GIVEN EXERCISE:
Copy the material that follows word for word and omit its pictures.

DATA BLOCK:
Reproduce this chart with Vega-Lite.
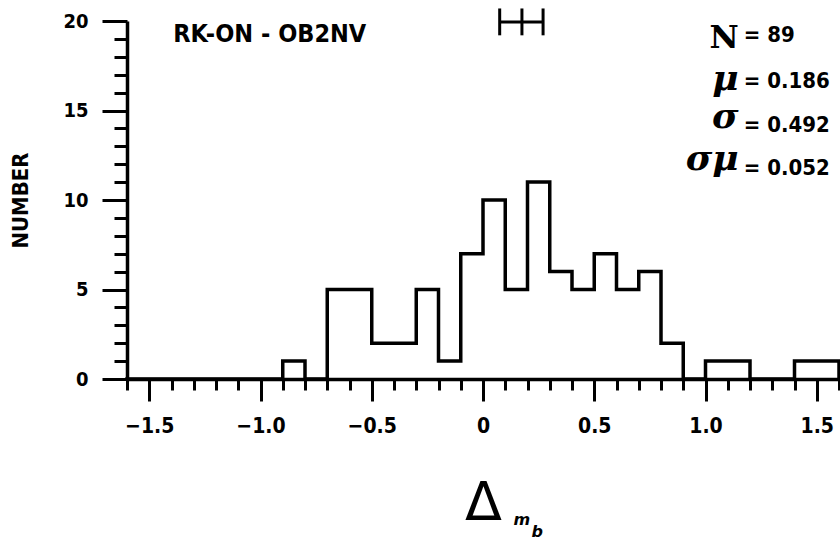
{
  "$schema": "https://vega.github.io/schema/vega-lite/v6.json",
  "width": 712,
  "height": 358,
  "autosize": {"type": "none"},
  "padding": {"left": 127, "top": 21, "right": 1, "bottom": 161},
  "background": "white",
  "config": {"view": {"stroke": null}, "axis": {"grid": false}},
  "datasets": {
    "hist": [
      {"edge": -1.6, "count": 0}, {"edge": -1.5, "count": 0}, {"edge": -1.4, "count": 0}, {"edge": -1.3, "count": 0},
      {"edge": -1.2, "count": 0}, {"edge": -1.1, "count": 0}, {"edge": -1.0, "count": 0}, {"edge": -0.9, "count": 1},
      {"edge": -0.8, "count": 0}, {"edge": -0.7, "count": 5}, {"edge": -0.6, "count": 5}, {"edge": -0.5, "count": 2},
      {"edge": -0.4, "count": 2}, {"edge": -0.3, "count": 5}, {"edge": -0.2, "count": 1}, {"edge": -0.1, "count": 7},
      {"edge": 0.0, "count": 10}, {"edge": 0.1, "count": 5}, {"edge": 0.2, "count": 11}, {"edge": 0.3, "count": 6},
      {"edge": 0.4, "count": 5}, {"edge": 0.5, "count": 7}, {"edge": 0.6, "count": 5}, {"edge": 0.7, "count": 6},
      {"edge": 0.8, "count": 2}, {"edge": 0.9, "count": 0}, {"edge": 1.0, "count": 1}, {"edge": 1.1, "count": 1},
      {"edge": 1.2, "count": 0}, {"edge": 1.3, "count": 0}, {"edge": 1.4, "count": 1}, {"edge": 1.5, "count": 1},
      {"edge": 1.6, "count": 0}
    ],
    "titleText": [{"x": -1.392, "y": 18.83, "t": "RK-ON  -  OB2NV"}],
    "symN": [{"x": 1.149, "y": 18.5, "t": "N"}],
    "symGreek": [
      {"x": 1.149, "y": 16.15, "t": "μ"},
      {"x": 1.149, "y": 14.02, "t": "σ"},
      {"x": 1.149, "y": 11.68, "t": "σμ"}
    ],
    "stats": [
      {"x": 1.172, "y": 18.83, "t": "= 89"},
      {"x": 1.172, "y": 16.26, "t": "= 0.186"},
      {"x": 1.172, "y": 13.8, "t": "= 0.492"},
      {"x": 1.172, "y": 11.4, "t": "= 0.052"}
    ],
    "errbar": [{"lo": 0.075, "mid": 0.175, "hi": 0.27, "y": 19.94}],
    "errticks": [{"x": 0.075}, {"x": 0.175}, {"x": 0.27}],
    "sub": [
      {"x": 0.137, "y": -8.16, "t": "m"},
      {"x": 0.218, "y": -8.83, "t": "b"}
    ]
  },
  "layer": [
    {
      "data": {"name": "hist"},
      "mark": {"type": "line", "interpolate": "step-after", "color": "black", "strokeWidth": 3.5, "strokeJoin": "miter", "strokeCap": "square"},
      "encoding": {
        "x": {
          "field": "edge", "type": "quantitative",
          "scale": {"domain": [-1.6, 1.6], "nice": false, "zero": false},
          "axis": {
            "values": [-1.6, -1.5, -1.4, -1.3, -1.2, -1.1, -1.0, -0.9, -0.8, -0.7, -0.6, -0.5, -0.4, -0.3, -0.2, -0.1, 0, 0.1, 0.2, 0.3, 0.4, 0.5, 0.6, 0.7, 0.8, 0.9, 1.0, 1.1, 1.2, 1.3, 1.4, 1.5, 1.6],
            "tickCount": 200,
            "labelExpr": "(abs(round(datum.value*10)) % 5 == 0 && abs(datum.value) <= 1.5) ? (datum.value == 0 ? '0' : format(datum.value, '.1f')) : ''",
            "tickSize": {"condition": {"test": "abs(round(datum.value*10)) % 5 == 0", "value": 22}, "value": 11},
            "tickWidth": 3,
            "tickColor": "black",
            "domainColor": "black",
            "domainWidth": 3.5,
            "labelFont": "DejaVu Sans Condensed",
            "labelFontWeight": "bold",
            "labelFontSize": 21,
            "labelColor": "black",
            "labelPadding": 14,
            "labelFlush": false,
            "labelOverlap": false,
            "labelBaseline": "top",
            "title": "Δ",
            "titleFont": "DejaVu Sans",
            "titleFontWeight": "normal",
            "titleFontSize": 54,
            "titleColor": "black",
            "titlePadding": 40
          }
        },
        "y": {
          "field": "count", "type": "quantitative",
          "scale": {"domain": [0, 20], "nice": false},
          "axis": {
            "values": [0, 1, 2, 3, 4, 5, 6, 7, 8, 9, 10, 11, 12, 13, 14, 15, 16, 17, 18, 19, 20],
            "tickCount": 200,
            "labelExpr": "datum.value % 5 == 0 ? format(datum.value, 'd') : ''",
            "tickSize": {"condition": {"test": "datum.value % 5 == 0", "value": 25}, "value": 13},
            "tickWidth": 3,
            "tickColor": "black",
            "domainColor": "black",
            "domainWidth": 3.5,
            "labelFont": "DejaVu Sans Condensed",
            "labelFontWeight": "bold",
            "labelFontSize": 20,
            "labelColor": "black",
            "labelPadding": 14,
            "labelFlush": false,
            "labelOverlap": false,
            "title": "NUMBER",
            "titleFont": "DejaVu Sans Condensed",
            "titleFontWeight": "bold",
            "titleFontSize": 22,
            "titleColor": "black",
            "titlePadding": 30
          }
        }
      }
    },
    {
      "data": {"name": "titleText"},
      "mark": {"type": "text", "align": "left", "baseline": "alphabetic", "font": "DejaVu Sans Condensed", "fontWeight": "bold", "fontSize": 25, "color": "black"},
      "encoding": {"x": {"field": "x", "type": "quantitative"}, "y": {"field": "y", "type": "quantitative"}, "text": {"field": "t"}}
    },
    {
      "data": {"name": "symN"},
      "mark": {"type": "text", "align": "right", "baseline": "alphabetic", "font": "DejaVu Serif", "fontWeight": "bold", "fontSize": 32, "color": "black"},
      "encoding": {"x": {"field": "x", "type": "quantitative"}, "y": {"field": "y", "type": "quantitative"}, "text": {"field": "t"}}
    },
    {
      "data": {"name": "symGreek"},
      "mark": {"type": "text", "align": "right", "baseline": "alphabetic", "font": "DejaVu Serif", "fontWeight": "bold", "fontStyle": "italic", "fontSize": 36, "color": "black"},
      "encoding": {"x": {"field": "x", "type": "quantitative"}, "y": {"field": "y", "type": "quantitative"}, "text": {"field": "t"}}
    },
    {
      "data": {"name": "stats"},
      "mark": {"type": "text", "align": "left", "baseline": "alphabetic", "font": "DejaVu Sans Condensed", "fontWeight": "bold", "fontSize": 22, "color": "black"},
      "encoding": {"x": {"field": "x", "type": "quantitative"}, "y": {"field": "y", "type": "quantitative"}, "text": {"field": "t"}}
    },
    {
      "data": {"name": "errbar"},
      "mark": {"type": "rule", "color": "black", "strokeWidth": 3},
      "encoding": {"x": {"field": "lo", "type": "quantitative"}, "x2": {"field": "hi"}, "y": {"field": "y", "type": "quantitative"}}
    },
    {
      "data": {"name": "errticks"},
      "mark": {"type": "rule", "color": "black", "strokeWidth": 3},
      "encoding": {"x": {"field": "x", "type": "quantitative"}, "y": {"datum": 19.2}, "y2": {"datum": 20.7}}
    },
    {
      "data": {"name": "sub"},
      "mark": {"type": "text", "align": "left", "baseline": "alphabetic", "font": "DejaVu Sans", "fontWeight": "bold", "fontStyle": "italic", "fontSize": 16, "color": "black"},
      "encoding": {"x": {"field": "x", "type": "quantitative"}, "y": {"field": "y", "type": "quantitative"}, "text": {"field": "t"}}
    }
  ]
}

EXERCISE ANSWER:
Reproduce this chart with Vega-Lite.
{
  "$schema": "https://vega.github.io/schema/vega-lite/v6.json",
  "width": 712,
  "height": 358,
  "autosize": {"type": "none"},
  "padding": {"left": 127, "top": 21, "right": 1, "bottom": 161},
  "background": "white",
  "config": {"view": {"stroke": null}, "axis": {"grid": false}},
  "datasets": {
    "hist": [
      {"edge": -1.6, "count": 0}, {"edge": -1.5, "count": 0}, {"edge": -1.4, "count": 0}, {"edge": -1.3, "count": 0},
      {"edge": -1.2, "count": 0}, {"edge": -1.1, "count": 0}, {"edge": -1.0, "count": 0}, {"edge": -0.9, "count": 1},
      {"edge": -0.8, "count": 0}, {"edge": -0.7, "count": 5}, {"edge": -0.6, "count": 5}, {"edge": -0.5, "count": 2},
      {"edge": -0.4, "count": 2}, {"edge": -0.3, "count": 5}, {"edge": -0.2, "count": 1}, {"edge": -0.1, "count": 7},
      {"edge": 0.0, "count": 10}, {"edge": 0.1, "count": 5}, {"edge": 0.2, "count": 11}, {"edge": 0.3, "count": 6},
      {"edge": 0.4, "count": 5}, {"edge": 0.5, "count": 7}, {"edge": 0.6, "count": 5}, {"edge": 0.7, "count": 6},
      {"edge": 0.8, "count": 2}, {"edge": 0.9, "count": 0}, {"edge": 1.0, "count": 1}, {"edge": 1.1, "count": 1},
      {"edge": 1.2, "count": 0}, {"edge": 1.3, "count": 0}, {"edge": 1.4, "count": 1}, {"edge": 1.5, "count": 1},
      {"edge": 1.6, "count": 0}
    ],
    "titleText": [{"x": -1.392, "y": 18.83, "t": "RK-ON  -  OB2NV"}],
    "symN": [{"x": 1.149, "y": 18.5, "t": "N"}],
    "symGreek": [
      {"x": 1.149, "y": 16.15, "t": "μ"},
      {"x": 1.149, "y": 14.02, "t": "σ"},
      {"x": 1.149, "y": 11.68, "t": "σμ"}
    ],
    "stats": [
      {"x": 1.172, "y": 18.83, "t": "= 89"},
      {"x": 1.172, "y": 16.26, "t": "= 0.186"},
      {"x": 1.172, "y": 13.8, "t": "= 0.492"},
      {"x": 1.172, "y": 11.4, "t": "= 0.052"}
    ],
    "errbar": [{"lo": 0.075, "mid": 0.175, "hi": 0.27, "y": 19.94}],
    "errticks": [{"x": 0.075}, {"x": 0.175}, {"x": 0.27}],
    "sub": [
      {"x": 0.137, "y": -8.16, "t": "m"},
      {"x": 0.218, "y": -8.83, "t": "b"}
    ]
  },
  "layer": [
    {
      "data": {"name": "hist"},
      "mark": {"type": "line", "interpolate": "step-after", "color": "black", "strokeWidth": 3.5, "strokeJoin": "miter", "strokeCap": "square"},
      "encoding": {
        "x": {
          "field": "edge", "type": "quantitative",
          "scale": {"domain": [-1.6, 1.6], "nice": false, "zero": false},
          "axis": {
            "values": [-1.6, -1.5, -1.4, -1.3, -1.2, -1.1, -1.0, -0.9, -0.8, -0.7, -0.6, -0.5, -0.4, -0.3, -0.2, -0.1, 0, 0.1, 0.2, 0.3, 0.4, 0.5, 0.6, 0.7, 0.8, 0.9, 1.0, 1.1, 1.2, 1.3, 1.4, 1.5, 1.6],
            "tickCount": 200,
            "labelExpr": "(abs(round(datum.value*10)) % 5 == 0 && abs(datum.value) <= 1.5) ? (datum.value == 0 ? '0' : format(datum.value, '.1f')) : ''",
            "tickSize": {"condition": {"test": "abs(round(datum.value*10)) % 5 == 0", "value": 22}, "value": 11},
            "tickWidth": 3,
            "tickColor": "black",
            "domainColor": "black",
            "domainWidth": 3.5,
            "labelFont": "DejaVu Sans Condensed",
            "labelFontWeight": "bold",
            "labelFontSize": 21,
            "labelColor": "black",
            "labelPadding": 14,
            "labelFlush": false,
            "labelOverlap": false,
            "labelBaseline": "top",
            "title": "Δ",
            "titleFont": "DejaVu Sans",
            "titleFontWeight": "normal",
            "titleFontSize": 54,
            "titleColor": "black",
            "titlePadding": 40
          }
        },
        "y": {
          "field": "count", "type": "quantitative",
          "scale": {"domain": [0, 20], "nice": false},
          "axis": {
            "values": [0, 1, 2, 3, 4, 5, 6, 7, 8, 9, 10, 11, 12, 13, 14, 15, 16, 17, 18, 19, 20],
            "tickCount": 200,
            "labelExpr": "datum.value % 5 == 0 ? format(datum.value, 'd') : ''",
            "tickSize": {"condition": {"test": "datum.value % 5 == 0", "value": 25}, "value": 13},
            "tickWidth": 3,
            "tickColor": "black",
            "domainColor": "black",
            "domainWidth": 3.5,
            "labelFont": "DejaVu Sans Condensed",
            "labelFontWeight": "bold",
            "labelFontSize": 20,
            "labelColor": "black",
            "labelPadding": 14,
            "labelFlush": false,
            "labelOverlap": false,
            "title": "NUMBER",
            "titleFont": "DejaVu Sans Condensed",
            "titleFontWeight": "bold",
            "titleFontSize": 22,
            "titleColor": "black",
            "titlePadding": 30
          }
        }
      }
    },
    {
      "data": {"name": "titleText"},
      "mark": {"type": "text", "align": "left", "baseline": "alphabetic", "font": "DejaVu Sans Condensed", "fontWeight": "bold", "fontSize": 25, "color": "black"},
      "encoding": {"x": {"field": "x", "type": "quantitative"}, "y": {"field": "y", "type": "quantitative"}, "text": {"field": "t"}}
    },
    {
      "data": {"name": "symN"},
      "mark": {"type": "text", "align": "right", "baseline": "alphabetic", "font": "DejaVu Serif", "fontWeight": "bold", "fontSize": 32, "color": "black"},
      "encoding": {"x": {"field": "x", "type": "quantitative"}, "y": {"field": "y", "type": "quantitative"}, "text": {"field": "t"}}
    },
    {
      "data": {"name": "symGreek"},
      "mark": {"type": "text", "align": "right", "baseline": "alphabetic", "font": "DejaVu Serif", "fontWeight": "bold", "fontStyle": "italic", "fontSize": 36, "color": "black"},
      "encoding": {"x": {"field": "x", "type": "quantitative"}, "y": {"field": "y", "type": "quantitative"}, "text": {"field": "t"}}
    },
    {
      "data": {"name": "stats"},
      "mark": {"type": "text", "align": "left", "baseline": "alphabetic", "font": "DejaVu Sans Condensed", "fontWeight": "bold", "fontSize": 22, "color": "black"},
      "encoding": {"x": {"field": "x", "type": "quantitative"}, "y": {"field": "y", "type": "quantitative"}, "text": {"field": "t"}}
    },
    {
      "data": {"name": "errbar"},
      "mark": {"type": "rule", "color": "black", "strokeWidth": 3},
      "encoding": {"x": {"field": "lo", "type": "quantitative"}, "x2": {"field": "hi"}, "y": {"field": "y", "type": "quantitative"}}
    },
    {
      "data": {"name": "errticks"},
      "mark": {"type": "rule", "color": "black", "strokeWidth": 3},
      "encoding": {"x": {"field": "x", "type": "quantitative"}, "y": {"datum": 19.2}, "y2": {"datum": 20.7}}
    },
    {
      "data": {"name": "sub"},
      "mark": {"type": "text", "align": "left", "baseline": "alphabetic", "font": "DejaVu Sans", "fontWeight": "bold", "fontStyle": "italic", "fontSize": 16, "color": "black"},
      "encoding": {"x": {"field": "x", "type": "quantitative"}, "y": {"field": "y", "type": "quantitative"}, "text": {"field": "t"}}
    }
  ]
}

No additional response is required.